R. Rajagopal spent nearly three decades at The Telegraph, the Kolkata daily, latterly as its editor. This year, he says, he became neither able to cast a ballot nor leave the country. In March 2026 his name was deleted from the electoral roll in West Bengal's Ballygunge constituency during what authorities call a Special Intensive Revision, or SIR — a sweeping cleanup of voter lists that, by news accounts, placed millions of names under review or removed them. Rajagopal was given little explanation, The Print reported.

The consequences spread beyond the ballot. His passport had expired, and when he applied to renew it, the routine police verification came back adverse — citing his absence from the electoral roll. With the renewal stalled for months, he missed his daughter's wedding in the United States. He summarized the unofficial logic bluntly: if your name is not on the revised roll, do not come for a passport.

Press bodies and the opposition react

The Editors Guild of India condemned the treatment, warning that processes tied to the roll revision were being used — whether by design or administrative inertia — to determine citizenship rights. Opposition figures amplified the case. Trinamool Congress lawmaker Sagarika Ghose, herself a former journalist, called it "shocking" and warned that citizens with fewer resources than a prominent editor would fare worse. Congress and Left politicians described a "slow erosion of citizenship rights" and argued the revision had become, in effect, a tool to adjudicate citizenship rather than a neutral cleanup.

The government's position

Neither the West Bengal electoral authorities nor local police had issued a public statement on Rajagopal's individual case at the time of publication. The passport office's stance, as he describes it, is procedural: it cannot issue a document without cleared police verification, which the roll deletion has blocked.
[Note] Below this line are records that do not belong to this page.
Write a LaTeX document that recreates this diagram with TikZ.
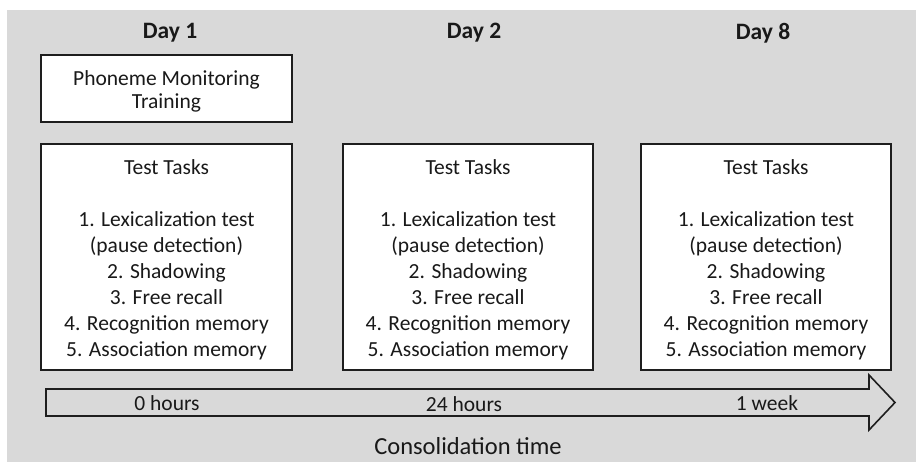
\documentclass[tikz,border=0pt]{standalone}
\usepackage{fontspec}
\setmainfont{Carlito}
\definecolor{panelbg}{RGB}{217,217,217}
\definecolor{edge}{RGB}{30,30,30}
\begin{document}
\begin{tikzpicture}[x=1pt,y=-1pt,
  box/.style={draw=edge, line width=1.6pt, fill=white, inner sep=0pt},
  boxtext/.style={align=center, inner sep=0pt, text=black!90,
    font=\fontsize{21.5}{26}\selectfont},
  daylabel/.style={font=\fontsize{23.5}{28}\selectfont\bfseries, text=black!90},
  lbl/.style={font=\fontsize{21.5}{26}\selectfont, text=black!90}]
\useasboundingbox (0,0) rectangle (916,462);
\fill[white] (0,0) rectangle (916,462);
\fill[panelbg] (7,10) rectangle (916,462);

% day headings
\node[daylabel] (d1) at (170,33) {Day 1};
\node[daylabel] (d2) at (474,33) {Day 2};
\node[daylabel] (d8) at (763,33) {Day 8};

% training box
\node[box, minimum width=251pt, minimum height=67pt] (train) at (166.5,88.5) {};
\node[boxtext, font=\fontsize{21.5}{23}\selectfont] (traintxt) at (166.5,91)
  {Phoneme Monitoring\\Training};

% test task boxes
\newcommand{\tasklist}{Test Tasks\\[26pt]1. Lexicalization test\\(pause detection)\\2. Shadowing\\3. Free recall\\4. Recognition memory\\5. Association memory}
\node[box, minimum width=251pt, minimum height=226pt] (t1) at (166.5,257) {};
\node[box, minimum width=250pt, minimum height=226pt] (t2) at (468,257) {};
\node[box, minimum width=250pt, minimum height=226pt] (t3) at (766,257) {};
\node[boxtext] (t1txt) at (166.5,259.5) {\tasklist};
\node[boxtext] (t2txt) at (468,259.5) {\tasklist};
\node[boxtext] (t3txt) at (766,259.5) {\tasklist};

% timeline arrow
\draw[edge, line width=1.6pt, line join=miter]
  (46,389) -- (869,389) -- (869,375) -- (895,402.5) -- (869,430)
  -- (869,416) -- (46,416) -- cycle;
\node[lbl] (h0) at (167,403) {0 hours};
\node[lbl] (h24) at (464,404) {24 hours};
\node[lbl] (wk) at (767,403) {1 week};
\node[lbl, font=\fontsize{24.5}{28}\selectfont] (cons) at (468,446) {Consolidation time};
\end{tikzpicture}
\end{document}
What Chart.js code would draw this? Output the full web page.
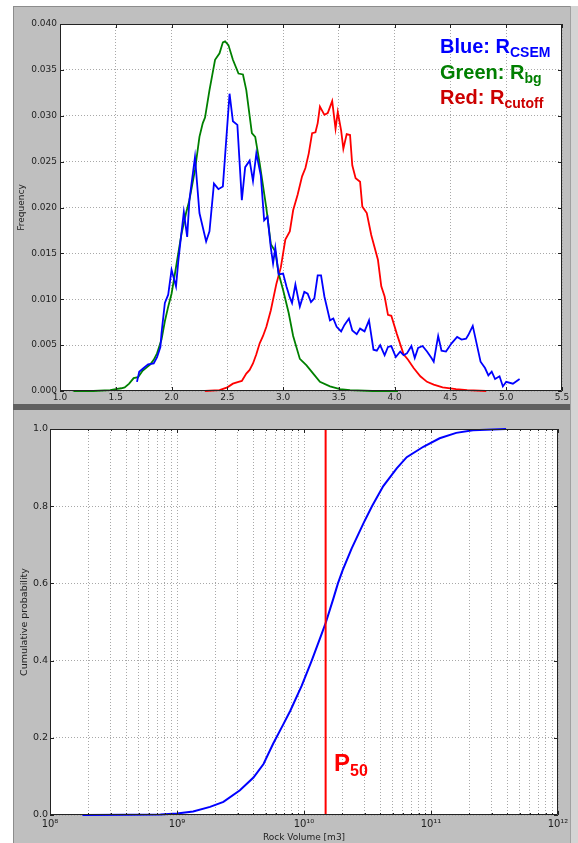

India's Election Commission has defended the revision as a legitimate, necessary cleanup; the Supreme Court declined to halt it outright but ordered the creation of appellate tribunals, led by retired judges, to hear individual challenges. Rajagopal's appeal is reportedly before such a body, even as the revision is set to expand to other states.

A wider backdrop

The case lands amid mounting concern over press freedom in India, which fell to 157th of 180 countries in Reporters Without Borders' 2026 index, down from 151st a year earlier, with the group citing violence against journalists, concentrated media ownership and the use of harsh laws against the press. The Committee to Protect Journalists has documented a series of recent detentions and prosecutions of Indian reporters.

For Rajagopal's defenders, his case adds a quieter dimension to that record: not arrest or assault, but an administrative machinery that can, by accident or by intent, erase a journalist's most basic civic rights — and leave him with no clear way to get them back.